Als junge Frau hatte Jean Boesch (76) aus Zürich einen klaren Traum, wie ihr Lebensabend aussehen sollte: verheiratet sein mit Hans (80), ein Leben in einem hübschen Häuschen, umgeben von ihren Kindern und Enkeln. Doch die Ehe scheiterte, sie musste allein neu anfangen.
Mit 21 Jahren hatte sie Hans beim Camping kennengelernt: sie Telefonistin, er Maschinenschlosser. Acht Monate später heiratete das Paar, innerhalb von vier Jahren hatte es drei Kinder. 16 Jahre später verliess er sie.

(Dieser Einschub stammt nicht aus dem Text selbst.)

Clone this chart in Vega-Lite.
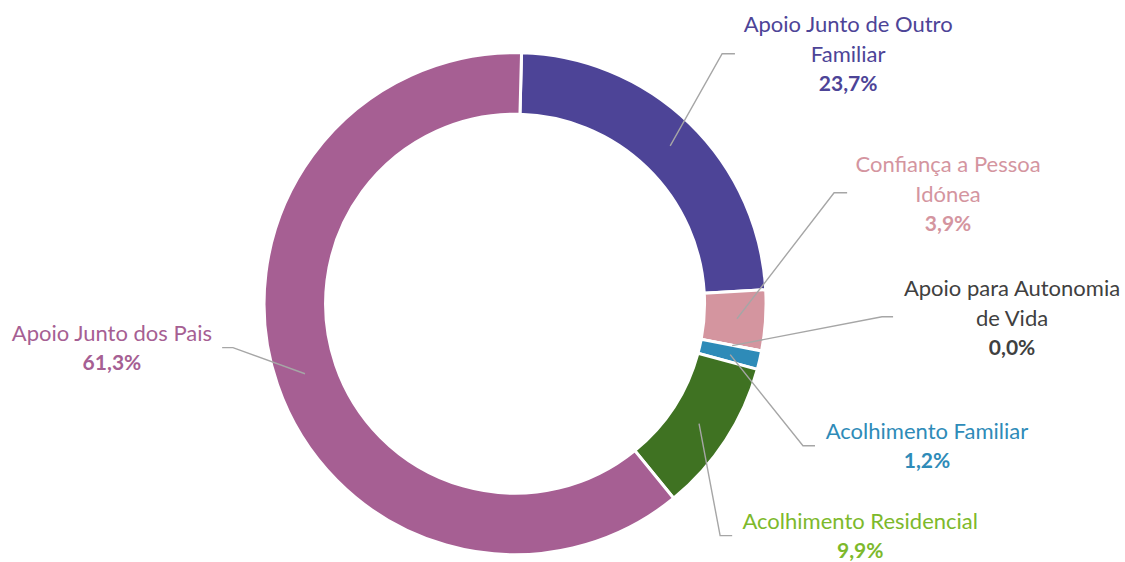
{
  "$schema": "https://vega.github.io/schema/vega-lite/v6.json",
  "width": 1125,
  "height": 562,
  "autosize": {"type": "fit", "contains": "padding"},
  "padding": 0,
  "background": "white",
  "config": {
    "view": {"stroke": null},
    "locale": {"number": {"decimal": ",", "thousands": ".", "grouping": [3], "currency": ["", " €"]}}
  },
  "datasets": {
    "dados": [
      {"categoria": "Apoio Junto de Outro Familiar", "valor": 0.237, "ordem": 1},
      {"categoria": "Confiança a Pessoa Idónea", "valor": 0.039, "ordem": 2},
      {"categoria": "Apoio para Autonomia de Vida", "valor": 0.0, "ordem": 3},
      {"categoria": "Acolhimento Familiar", "valor": 0.012, "ordem": 4},
      {"categoria": "Acolhimento Residencial", "valor": 0.099, "ordem": 5},
      {"categoria": "Apoio Junto dos Pais", "valor": 0.613, "ordem": 6}
    ],
    "rotulos": [
      {"categoria": "Apoio Junto de Outro Familiar", "texto": "Apoio Junto de Outro\nFamiliar", "x": 1.327, "y": 0.873},
      {"categoria": "Confiança a Pessoa Idónea", "texto": "Confiança a Pessoa\nIdónea", "x": 1.725, "y": 0.315},
      {"categoria": "Apoio para Autonomia de Vida", "texto": "Apoio para Autonomia\nde Vida", "x": 1.98, "y": -0.179},
      {"categoria": "Acolhimento Familiar", "texto": "Acolhimento Familiar", "x": 1.641, "y": -0.629},
      {"categoria": "Acolhimento Residencial", "texto": "Acolhimento Residencial", "x": 1.375, "y": -0.988},
      {"categoria": "Apoio Junto dos Pais", "texto": "Apoio Junto dos Pais", "x": -1.606, "y": -0.239}
    ],
    "linhas": [
      {"categoria": "Apoio Junto de Outro Familiar", "ponto": 1, "x": 0.618, "y": 0.629},
      {"categoria": "Apoio Junto de Outro Familiar", "ponto": 2, "x": 0.825, "y": 0.996},
      {"categoria": "Apoio Junto de Outro Familiar", "ponto": 3, "x": 0.876, "y": 0.996},
      {"categoria": "Confiança a Pessoa Idónea", "ponto": 1, "x": 0.884, "y": -0.06},
      {"categoria": "Confiança a Pessoa Idónea", "ponto": 2, "x": 1.271, "y": 0.442},
      {"categoria": "Confiança a Pessoa Idónea", "ponto": 3, "x": 1.323, "y": 0.442},
      {"categoria": "Apoio para Autonomia de Vida", "ponto": 1, "x": 0.865, "y": -0.167},
      {"categoria": "Apoio para Autonomia de Vida", "ponto": 2, "x": 1.462, "y": -0.052},
      {"categoria": "Apoio para Autonomia de Vida", "ponto": 3, "x": 1.506, "y": -0.052},
      {"categoria": "Acolhimento Familiar", "ponto": 1, "x": 0.857, "y": -0.203},
      {"categoria": "Acolhimento Familiar", "ponto": 2, "x": 1.147, "y": -0.566},
      {"categoria": "Acolhimento Familiar", "ponto": 3, "x": 1.195, "y": -0.566},
      {"categoria": "Acolhimento Residencial", "ponto": 1, "x": 0.733, "y": -0.478},
      {"categoria": "Acolhimento Residencial", "ponto": 2, "x": 0.817, "y": -0.924},
      {"categoria": "Acolhimento Residencial", "ponto": 3, "x": 0.865, "y": -0.924},
      {"categoria": "Apoio Junto dos Pais", "ponto": 1, "x": -0.837, "y": -0.279},
      {"categoria": "Apoio Junto dos Pais", "ponto": 2, "x": -1.124, "y": -0.175},
      {"categoria": "Apoio Junto dos Pais", "ponto": 3, "x": -1.167, "y": -0.175}
    ]
  },
  "resolve": {"scale": {"color": "independent"}},
  "layer": [
    {
      "data": {"name": "dados"},
      "mark": {"type": "arc", "outerRadius": 251, "innerRadius": 189.5, "stroke": "white", "strokeWidth": 3},
      "encoding": {
        "x": {"datum": 0, "type": "quantitative", "scale": {"domain": [-2.052, 2.43], "nice": false, "zero": false}, "axis": null},
        "y": {"datum": 0, "type": "quantitative", "scale": {"domain": [-1.029, 1.21], "nice": false, "zero": false}, "axis": null},
        "theta": {"field": "valor", "type": "quantitative", "stack": true, "scale": {"range": [0.026, 6.309]}},
        "order": {"field": "ordem", "type": "quantitative"},
        "color": {
          "field": "categoria", "type": "nominal", "legend": null,
          "scale": {
            "domain": ["Apoio Junto de Outro Familiar", "Confiança a Pessoa Idónea", "Apoio para Autonomia de Vida", "Acolhimento Familiar", "Acolhimento Residencial", "Apoio Junto dos Pais"],
            "range": ["#4D4497", "#D4959F", "#404040", "#2E8BB8", "#3F7222", "#A65F93"]
          }
        }
      }
    },
    {
      "data": {"name": "linhas"},
      "mark": {"type": "line", "color": "#A6A6A6", "strokeWidth": 1.4},
      "encoding": {
        "x": {"field": "x", "type": "quantitative", "scale": {"domain": [-2.052, 2.43], "nice": false, "zero": false}, "axis": null},
        "y": {"field": "y", "type": "quantitative", "scale": {"domain": [-1.029, 1.21], "nice": false, "zero": false}, "axis": null},
        "detail": {"field": "categoria"},
        "order": {"field": "ponto", "type": "quantitative"}
      }
    },
    {
      "data": {"name": "rotulos"},
      "transform": [{"filter": "indexof(datum.texto, '\\n') >= 0"}],
      "mark": {"type": "text", "font": "Lato", "fontSize": 22, "align": "center", "baseline": "middle", "lineBreak": "\n", "lineHeight": 30, "dy": -60},
      "encoding": {
        "x": {"field": "x", "type": "quantitative", "scale": {"domain": [-2.052, 2.43], "nice": false, "zero": false}, "axis": null},
        "y": {"field": "y", "type": "quantitative", "scale": {"domain": [-1.029, 1.21], "nice": false, "zero": false}, "axis": null},
        "text": {"field": "texto"},
        "color": {
          "field": "categoria", "type": "nominal", "legend": null,
          "scale": {
            "domain": ["Apoio Junto de Outro Familiar", "Confiança a Pessoa Idónea", "Apoio para Autonomia de Vida", "Acolhimento Familiar", "Acolhimento Residencial", "Apoio Junto dos Pais"],
            "range": ["#4D4497", "#D4959F", "#404040", "#2E8BB8", "#7DB92B", "#A65F93"]
          }
        }
      }
    },
    {
      "data": {"name": "rotulos"},
      "transform": [{"filter": "indexof(datum.texto, '\\n') < 0"}],
      "mark": {"type": "text", "font": "Lato", "fontSize": 22, "align": "center", "baseline": "middle", "dy": -30},
      "encoding": {
        "x": {"field": "x", "type": "quantitative", "scale": {"domain": [-2.052, 2.43], "nice": false, "zero": false}, "axis": null},
        "y": {"field": "y", "type": "quantitative", "scale": {"domain": [-1.029, 1.21], "nice": false, "zero": false}, "axis": null},
        "text": {"field": "texto"},
        "color": {
          "field": "categoria", "type": "nominal", "legend": null,
          "scale": {
            "domain": ["Apoio Junto de Outro Familiar", "Confiança a Pessoa Idónea", "Apoio para Autonomia de Vida", "Acolhimento Familiar", "Acolhimento Residencial", "Apoio Junto dos Pais"],
            "range": ["#4D4497", "#D4959F", "#404040", "#2E8BB8", "#7DB92B", "#A65F93"]
          }
        }
      }
    },
    {
      "data": {"name": "rotulos"},
      "transform": [
        {"lookup": "categoria", "from": {"data": {"name": "dados"}, "key": "categoria", "fields": ["valor"]}}
      ],
      "mark": {"type": "text", "font": "Lato", "fontSize": 21, "fontWeight": "bold", "align": "center", "baseline": "middle"},
      "encoding": {
        "x": {"field": "x", "type": "quantitative", "scale": {"domain": [-2.052, 2.43], "nice": false, "zero": false}, "axis": null},
        "y": {"field": "y", "type": "quantitative", "scale": {"domain": [-1.029, 1.21], "nice": false, "zero": false}, "axis": null},
        "text": {"field": "valor", "type": "quantitative", "format": ".1%"},
        "color": {
          "field": "categoria", "type": "nominal", "legend": null,
          "scale": {
            "domain": ["Apoio Junto de Outro Familiar", "Confiança a Pessoa Idónea", "Apoio para Autonomia de Vida", "Acolhimento Familiar", "Acolhimento Residencial", "Apoio Junto dos Pais"],
            "range": ["#4D4497", "#D4959F", "#404040", "#2E8BB8", "#7DB92B", "#A65F93"]
          }
        }
      }
    }
  ]
}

«Unsere Ehe war vom ersten Tag an schwierig», erinnert sich Jean Boesch. «Ich fühlte mich kontrolliert und bevormundet, in die Rolle der duldsamen Hausfrau gedrängt. Unser Leben war anstrengend. Viele Umzüge, die Kinder und der Haushalt blieben an mir hängen. Hans hat sogar mit dem Finger kontrolliert, ob ich oben auf dem Türrahmen gründlich Staub wische. Wir stritten uns ständig, ich war am Ende.»
Sie bat um Trennung auf Zeit, er reichte die Scheidung ein: «Der Unterhalt wäre ihm zu teuer gekommen.» Zerplatzt war ihr Traum von der lebenslangen Ehe und Liebe, Jean ist bis heute allein geblieben. In ihrer Zwei-Zimmer-Wohnung lebt sie mit wenig Geld, entfremdet von Teilen der Familie. Was half ihr beim Neuanfang? Erst die Anforderungen des Alltags, ihre drei Kinder: «Ich musste unser Leben am Laufen halten – egal, wie es in mir aussah.» Sie arbeitete u. a. als Kindermädchen und Lehrerin.
Ihr Leben kam anders, es ist aber schön und erfüllend
Im Jung-Institut nahm sie Psychoanalyse wahr – ein schmerzlicher, aber heilsamer Blick zurück auf ihre Träume und Hoffnungen als junge Ehefrau. «Ich wurde ganz auf mich zurückgeworfen. Dabei habe ich auch den Glauben an Jesus gefunden, der mich bis heute trägt.»
Sie fand Halt in ihrer Kirchgemeinde, schloss mit 62 Jahren ein Bachelor-Studium (Religiöse Studien) ab und wurde Seelsorgerin. Für fünf Jahre ging sie nach Südafrika und gab ihre Liebe dort als Missionarin an andere weiter.
Mit Hans steht sie wieder in lockerem Kontakt, eine Freundschaft wurde aber nicht mehr daraus. Heute lebt er in einem Heim. Jean: «Mein Leben ist anders verlaufen, als ich es mir vorgestellt habe. Trotzdem war es auf seine Art schön und erfüllend. Ich habe meinen Frieden gefunden.»